• _Available data_
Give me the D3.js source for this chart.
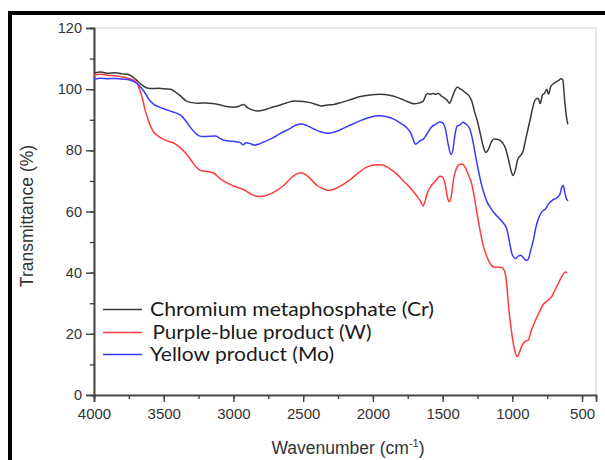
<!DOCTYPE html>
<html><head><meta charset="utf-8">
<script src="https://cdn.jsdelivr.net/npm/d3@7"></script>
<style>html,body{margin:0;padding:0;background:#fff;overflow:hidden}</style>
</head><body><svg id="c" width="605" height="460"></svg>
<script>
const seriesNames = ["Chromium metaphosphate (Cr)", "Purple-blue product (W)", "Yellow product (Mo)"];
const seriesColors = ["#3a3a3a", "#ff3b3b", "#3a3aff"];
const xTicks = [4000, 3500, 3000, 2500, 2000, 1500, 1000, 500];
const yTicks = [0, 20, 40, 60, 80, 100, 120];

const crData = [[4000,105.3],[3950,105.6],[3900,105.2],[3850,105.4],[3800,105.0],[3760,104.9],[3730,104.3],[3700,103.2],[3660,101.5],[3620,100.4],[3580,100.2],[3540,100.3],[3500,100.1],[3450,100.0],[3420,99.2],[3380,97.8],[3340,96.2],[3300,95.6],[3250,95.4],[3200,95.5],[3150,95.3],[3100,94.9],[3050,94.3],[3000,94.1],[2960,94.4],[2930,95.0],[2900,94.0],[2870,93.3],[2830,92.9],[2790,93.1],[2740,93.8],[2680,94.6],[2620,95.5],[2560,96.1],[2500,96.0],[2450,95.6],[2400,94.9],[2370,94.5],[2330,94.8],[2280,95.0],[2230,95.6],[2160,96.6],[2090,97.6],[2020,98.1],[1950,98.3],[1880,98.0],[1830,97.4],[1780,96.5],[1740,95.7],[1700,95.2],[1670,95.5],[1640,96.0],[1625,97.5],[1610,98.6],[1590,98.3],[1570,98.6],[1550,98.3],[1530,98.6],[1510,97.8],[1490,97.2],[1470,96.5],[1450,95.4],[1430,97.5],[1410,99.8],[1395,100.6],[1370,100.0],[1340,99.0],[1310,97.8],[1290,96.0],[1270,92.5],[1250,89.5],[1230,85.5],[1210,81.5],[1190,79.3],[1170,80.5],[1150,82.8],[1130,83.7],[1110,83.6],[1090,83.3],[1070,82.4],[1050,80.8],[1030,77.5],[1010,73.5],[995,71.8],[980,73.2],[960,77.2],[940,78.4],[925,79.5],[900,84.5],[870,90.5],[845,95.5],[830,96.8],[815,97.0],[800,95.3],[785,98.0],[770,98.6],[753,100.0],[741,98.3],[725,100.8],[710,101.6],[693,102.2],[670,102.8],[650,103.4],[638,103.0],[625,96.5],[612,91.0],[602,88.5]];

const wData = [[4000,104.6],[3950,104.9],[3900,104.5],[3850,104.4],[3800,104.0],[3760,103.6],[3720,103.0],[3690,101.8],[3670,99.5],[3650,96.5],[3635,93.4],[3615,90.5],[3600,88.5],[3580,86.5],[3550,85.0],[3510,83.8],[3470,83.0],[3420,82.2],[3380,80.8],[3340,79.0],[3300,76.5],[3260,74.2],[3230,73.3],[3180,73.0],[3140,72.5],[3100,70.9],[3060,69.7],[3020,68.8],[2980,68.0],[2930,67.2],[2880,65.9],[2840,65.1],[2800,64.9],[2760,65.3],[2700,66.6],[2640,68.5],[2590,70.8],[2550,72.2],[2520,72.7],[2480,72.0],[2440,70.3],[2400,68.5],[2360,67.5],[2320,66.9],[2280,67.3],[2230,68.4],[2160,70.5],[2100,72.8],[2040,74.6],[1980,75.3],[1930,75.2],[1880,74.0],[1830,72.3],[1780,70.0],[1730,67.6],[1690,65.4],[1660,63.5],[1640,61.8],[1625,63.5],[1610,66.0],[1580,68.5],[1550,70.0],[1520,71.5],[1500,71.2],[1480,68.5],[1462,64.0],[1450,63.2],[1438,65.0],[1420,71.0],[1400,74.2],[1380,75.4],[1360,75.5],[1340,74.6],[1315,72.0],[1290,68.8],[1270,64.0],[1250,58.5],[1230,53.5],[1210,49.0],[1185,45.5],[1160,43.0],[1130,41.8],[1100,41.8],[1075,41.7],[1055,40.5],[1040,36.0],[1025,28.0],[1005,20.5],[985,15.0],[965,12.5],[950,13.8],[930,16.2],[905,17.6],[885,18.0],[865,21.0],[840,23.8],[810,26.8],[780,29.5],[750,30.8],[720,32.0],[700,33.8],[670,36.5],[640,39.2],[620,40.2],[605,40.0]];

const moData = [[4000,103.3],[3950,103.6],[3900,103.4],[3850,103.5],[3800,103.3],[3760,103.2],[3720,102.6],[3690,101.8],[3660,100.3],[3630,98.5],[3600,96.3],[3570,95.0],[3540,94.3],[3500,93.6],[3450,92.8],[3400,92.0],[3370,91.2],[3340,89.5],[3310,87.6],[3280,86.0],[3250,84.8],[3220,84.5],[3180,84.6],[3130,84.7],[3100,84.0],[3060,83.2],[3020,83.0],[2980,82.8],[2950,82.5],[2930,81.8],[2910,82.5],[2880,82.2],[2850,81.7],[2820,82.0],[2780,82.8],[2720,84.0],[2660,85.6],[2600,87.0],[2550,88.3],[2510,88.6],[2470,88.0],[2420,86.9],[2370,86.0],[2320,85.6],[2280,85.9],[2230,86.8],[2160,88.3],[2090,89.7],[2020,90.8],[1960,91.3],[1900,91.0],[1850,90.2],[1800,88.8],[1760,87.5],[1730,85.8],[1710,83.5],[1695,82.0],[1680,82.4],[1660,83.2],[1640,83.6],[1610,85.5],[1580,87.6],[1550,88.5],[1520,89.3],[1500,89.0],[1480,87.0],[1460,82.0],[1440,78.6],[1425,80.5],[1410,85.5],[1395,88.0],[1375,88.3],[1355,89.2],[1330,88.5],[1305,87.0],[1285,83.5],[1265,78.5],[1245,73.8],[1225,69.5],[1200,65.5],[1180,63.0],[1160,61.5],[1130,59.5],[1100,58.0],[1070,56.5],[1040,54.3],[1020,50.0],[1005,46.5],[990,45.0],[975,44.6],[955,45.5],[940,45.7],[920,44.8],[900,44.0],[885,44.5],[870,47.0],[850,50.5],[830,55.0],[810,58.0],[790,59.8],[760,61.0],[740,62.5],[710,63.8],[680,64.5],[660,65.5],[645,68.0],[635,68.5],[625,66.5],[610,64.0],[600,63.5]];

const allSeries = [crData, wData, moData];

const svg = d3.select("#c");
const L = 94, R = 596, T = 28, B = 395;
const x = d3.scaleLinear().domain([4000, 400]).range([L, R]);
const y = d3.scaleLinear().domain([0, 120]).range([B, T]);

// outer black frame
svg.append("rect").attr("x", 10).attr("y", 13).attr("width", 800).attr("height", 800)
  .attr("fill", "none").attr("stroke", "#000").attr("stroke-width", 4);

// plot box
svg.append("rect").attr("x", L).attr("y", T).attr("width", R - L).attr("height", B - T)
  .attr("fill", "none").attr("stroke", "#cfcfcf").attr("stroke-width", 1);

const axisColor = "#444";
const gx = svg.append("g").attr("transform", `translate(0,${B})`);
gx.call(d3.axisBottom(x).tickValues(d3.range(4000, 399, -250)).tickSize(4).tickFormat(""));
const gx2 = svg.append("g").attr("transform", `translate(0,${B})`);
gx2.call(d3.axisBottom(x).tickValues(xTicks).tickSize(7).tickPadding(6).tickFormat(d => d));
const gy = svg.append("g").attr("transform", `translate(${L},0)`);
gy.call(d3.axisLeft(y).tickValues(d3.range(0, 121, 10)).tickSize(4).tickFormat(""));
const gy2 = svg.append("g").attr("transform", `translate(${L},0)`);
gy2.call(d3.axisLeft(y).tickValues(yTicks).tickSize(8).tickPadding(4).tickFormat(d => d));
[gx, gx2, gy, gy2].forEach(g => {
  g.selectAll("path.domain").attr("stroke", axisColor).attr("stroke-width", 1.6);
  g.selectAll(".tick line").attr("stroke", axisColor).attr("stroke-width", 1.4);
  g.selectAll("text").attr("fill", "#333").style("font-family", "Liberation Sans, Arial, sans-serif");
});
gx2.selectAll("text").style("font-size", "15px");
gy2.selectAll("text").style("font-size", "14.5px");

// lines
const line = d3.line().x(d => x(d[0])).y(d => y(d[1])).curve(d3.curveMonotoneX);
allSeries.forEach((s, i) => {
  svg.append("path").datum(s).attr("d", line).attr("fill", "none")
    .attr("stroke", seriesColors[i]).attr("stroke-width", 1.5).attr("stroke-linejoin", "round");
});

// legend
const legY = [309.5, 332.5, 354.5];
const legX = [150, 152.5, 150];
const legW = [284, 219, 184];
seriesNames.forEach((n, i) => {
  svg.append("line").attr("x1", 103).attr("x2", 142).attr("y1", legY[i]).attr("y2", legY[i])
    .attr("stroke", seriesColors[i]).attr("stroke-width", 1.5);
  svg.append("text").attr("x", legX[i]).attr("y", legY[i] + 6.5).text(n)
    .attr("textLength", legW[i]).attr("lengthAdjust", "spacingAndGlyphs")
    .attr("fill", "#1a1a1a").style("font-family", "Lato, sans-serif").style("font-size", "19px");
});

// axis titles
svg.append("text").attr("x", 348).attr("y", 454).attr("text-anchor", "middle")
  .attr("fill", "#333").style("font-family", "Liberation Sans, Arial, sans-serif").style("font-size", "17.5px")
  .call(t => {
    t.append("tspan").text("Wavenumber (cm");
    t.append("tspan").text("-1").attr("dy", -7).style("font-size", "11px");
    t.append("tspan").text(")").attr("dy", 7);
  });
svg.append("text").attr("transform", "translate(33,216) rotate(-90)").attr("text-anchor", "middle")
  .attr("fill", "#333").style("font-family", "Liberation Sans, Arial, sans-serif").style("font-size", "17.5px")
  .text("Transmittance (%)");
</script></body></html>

• _Exercise details_
Please restate the material above line by line, exactly, beginning at its first line and ending with the line that contains "const yTicks = [0, 20, 40, 60, 80, 100, 120];", without any pictures.

• _Written response_
Give me the D3.js source for this chart.
<!DOCTYPE html>
<html><head><meta charset="utf-8">
<script src="https://cdn.jsdelivr.net/npm/d3@7"></script>
<style>html,body{margin:0;padding:0;background:#fff;overflow:hidden}</style>
</head><body><svg id="c" width="605" height="460"></svg>
<script>
const seriesNames = ["Chromium metaphosphate (Cr)", "Purple-blue product (W)", "Yellow product (Mo)"];
const seriesColors = ["#3a3a3a", "#ff3b3b", "#3a3aff"];
const xTicks = [4000, 3500, 3000, 2500, 2000, 1500, 1000, 500];
const yTicks = [0, 20, 40, 60, 80, 100, 120];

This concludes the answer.